Transcribe the material word for word, but without the images.

Data shown:
* BEGIN *

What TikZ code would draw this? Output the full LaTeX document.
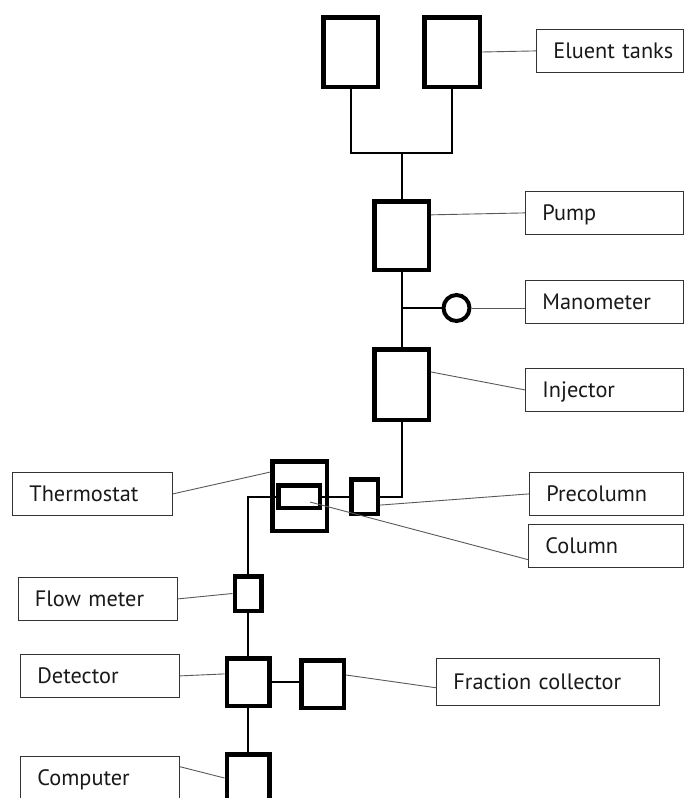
\documentclass[tikz,border=0pt]{standalone}
\usepackage{fontspec}
\setmainfont{PT Sans}
\begin{document}
\begin{tikzpicture}[x=1pt,y=-1pt,
		unit/.style 2 args={draw,line width=4.5pt,inner sep=0pt,minimum width=#1,minimum height=#2},
		tag/.style={draw=black!80,line width=0.8pt,anchor=north west,minimum height=43pt,inner xsep=17pt,inner ysep=0pt,text height=15.5pt,text depth=0pt,align=left,text width=#1,text=black!90,font=\fontsize{22.3}{26}\selectfont},
		flow/.style={line width=2pt},
		lead/.style={draw=black!65,line width=0.9pt}]
	%	\draw[help lines] (0,0) grid[step=50] (685,798);
		\useasboundingbox (0,0) rectangle (685,798);
		% components
		\node[unit={54.5}{69.5}] (tankA) at (350.5,52) {};
		\node[unit={55.5}{69.5}] (tankB) at (452,52) {};
		\node[unit={54.5}{68.5}] (pump) at (401.5,235.5) {};
		\node[circle,draw,line width=4pt,minimum size=26pt,inner sep=0pt] (mano) at (456.5,308) {};
		\node[unit={54.5}{70.5}] (injector) at (401.5,384.5) {};
		\node[unit={54.5}{69.5}] (thermo) at (299.5,496) {};
		\node[unit={41.5}{22.5}] (column) at (299,496.5) {};
		\node[unit={26.5}{34.5}] (precol) at (364.5,496.5) {};
		\node[unit={26.5}{34.5}] (flowm) at (248,593.5) {};
		\node[unit={42.5}{47.5}] (detector) at (248,682) {};
		\node[unit={42.5}{47.5}] (fraction) at (322.5,684) {};
		\node[unit={42.5}{47.5}] (computer) at (248,778) {};
		% labels
		\node[tag=113pt] (eluenttag) at (536,29) {\mbox{Eluent tanks}};
		\node[tag=124pt] (pumptag) at (525,191) {Pump};
		\node[tag=124pt] (manotag) at (525,280) {Manometer};
		\node[tag=124pt] (injtag) at (525,368) {Injector};
		\node[tag=120pt] (precoltag) at (529,472) {Precolumn};
		\node[tag=121pt] (coltag) at (528,524) {Column};
		\node[tag=126pt] (thermotag) at (12,472) {Thermostat};
		\node[tag=125.5pt] (flowtag) at (17.5,577) {Flow meter};
		\node[tag=125pt] (dettag) at (20,654) {Detector};
		\node[tag=189pt,minimum height=47pt] (fractag) at (436,658) {Fraction collector};
		\node[tag=125pt] (comptag) at (20,756) {Computer};
		% tubing
		\coordinate (merge) at (401.5,153);
		\coordinate (colpin) at (310,502);
		\draw[flow] (tankA.south) |- (merge) -| (tankB.south);
		\draw[flow] (merge) -- (pump.north);
		\draw[flow] (pump.south) -- (injector.north);
		\draw[flow] (pump.south |- mano) -- (mano.west);
		\draw[flow] (injector.south) |- (precol.east);
		\draw[flow] (precol.west) -- (column.east);
		\draw[flow] (column.west) -| (flowm.north);
		\draw[flow] (flowm.south) -- (detector.north);
		\draw[flow] (detector.south) -- (computer.north);
		\draw[flow] (detector.east) -- (detector.east -| fraction.west);
		% leaders
		\draw[lead] (tankB.east) -- (eluenttag.west);
		\draw[lead] (pump.35) -- (pumptag.west);
		\draw[lead] (mano.east) -- (mano -| manotag.west);
		\draw[lead] (injector.23) -- (injtag.west);
		\draw[lead] (thermotag.east) -- (thermo.141);
		\draw[lead] (precol.-29) -- (precoltag.west);
		\draw[lead] (colpin) -- (coltag.-170);
		\draw[lead] (flowtag.east) -- (flowm.west);
		\draw[lead] (dettag.east) -- (detector.161);
		\draw[lead] (fraction.21) -- (fractag.-177);
		\draw[lead] (comptag.8) -- (computer.west);
\end{tikzpicture}
\end{document}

* END *

Answer to the problem:
What TikZ code would draw this? Output the full LaTeX document.
\documentclass[tikz,border=0pt]{standalone}
\usepackage{fontspec}
\setmainfont{PT Sans}
\begin{document}
\begin{tikzpicture}[x=1pt,y=-1pt,
		unit/.style 2 args={draw,line width=4.5pt,inner sep=0pt,minimum width=#1,minimum height=#2},
		tag/.style={draw=black!80,line width=0.8pt,anchor=north west,minimum height=43pt,inner xsep=17pt,inner ysep=0pt,text height=15.5pt,text depth=0pt,align=left,text width=#1,text=black!90,font=\fontsize{22.3}{26}\selectfont},
		flow/.style={line width=2pt},
		lead/.style={draw=black!65,line width=0.9pt}]
	%	\draw[help lines] (0,0) grid[step=50] (685,798);
		\useasboundingbox (0,0) rectangle (685,798);
		% components
		\node[unit={54.5}{69.5}] (tankA) at (350.5,52) {};
		\node[unit={55.5}{69.5}] (tankB) at (452,52) {};
		\node[unit={54.5}{68.5}] (pump) at (401.5,235.5) {};
		\node[circle,draw,line width=4pt,minimum size=26pt,inner sep=0pt] (mano) at (456.5,308) {};
		\node[unit={54.5}{70.5}] (injector) at (401.5,384.5) {};
		\node[unit={54.5}{69.5}] (thermo) at (299.5,496) {};
		\node[unit={41.5}{22.5}] (column) at (299,496.5) {};
		\node[unit={26.5}{34.5}] (precol) at (364.5,496.5) {};
		\node[unit={26.5}{34.5}] (flowm) at (248,593.5) {};
		\node[unit={42.5}{47.5}] (detector) at (248,682) {};
		\node[unit={42.5}{47.5}] (fraction) at (322.5,684) {};
		\node[unit={42.5}{47.5}] (computer) at (248,778) {};
		% labels
		\node[tag=113pt] (eluenttag) at (536,29) {\mbox{Eluent tanks}};
		\node[tag=124pt] (pumptag) at (525,191) {Pump};
		\node[tag=124pt] (manotag) at (525,280) {Manometer};
		\node[tag=124pt] (injtag) at (525,368) {Injector};
		\node[tag=120pt] (precoltag) at (529,472) {Precolumn};
		\node[tag=121pt] (coltag) at (528,524) {Column};
		\node[tag=126pt] (thermotag) at (12,472) {Thermostat};
		\node[tag=125.5pt] (flowtag) at (17.5,577) {Flow meter};
		\node[tag=125pt] (dettag) at (20,654) {Detector};
		\node[tag=189pt,minimum height=47pt] (fractag) at (436,658) {Fraction collector};
		\node[tag=125pt] (comptag) at (20,756) {Computer};
		% tubing
		\coordinate (merge) at (401.5,153);
		\coordinate (colpin) at (310,502);
		\draw[flow] (tankA.south) |- (merge) -| (tankB.south);
		\draw[flow] (merge) -- (pump.north);
		\draw[flow] (pump.south) -- (injector.north);
		\draw[flow] (pump.south |- mano) -- (mano.west);
		\draw[flow] (injector.south) |- (precol.east);
		\draw[flow] (precol.west) -- (column.east);
		\draw[flow] (column.west) -| (flowm.north);
		\draw[flow] (flowm.south) -- (detector.north);
		\draw[flow] (detector.south) -- (computer.north);
		\draw[flow] (detector.east) -- (detector.east -| fraction.west);
		% leaders
		\draw[lead] (tankB.east) -- (eluenttag.west);
		\draw[lead] (pump.35) -- (pumptag.west);
		\draw[lead] (mano.east) -- (mano -| manotag.west);
		\draw[lead] (injector.23) -- (injtag.west);
		\draw[lead] (thermotag.east) -- (thermo.141);
		\draw[lead] (precol.-29) -- (precoltag.west);
		\draw[lead] (colpin) -- (coltag.-170);
		\draw[lead] (flowtag.east) -- (flowm.west);
		\draw[lead] (dettag.east) -- (detector.161);
		\draw[lead] (fraction.21) -- (fractag.-177);
		\draw[lead] (comptag.8) -- (computer.west);
\end{tikzpicture}
\end{document}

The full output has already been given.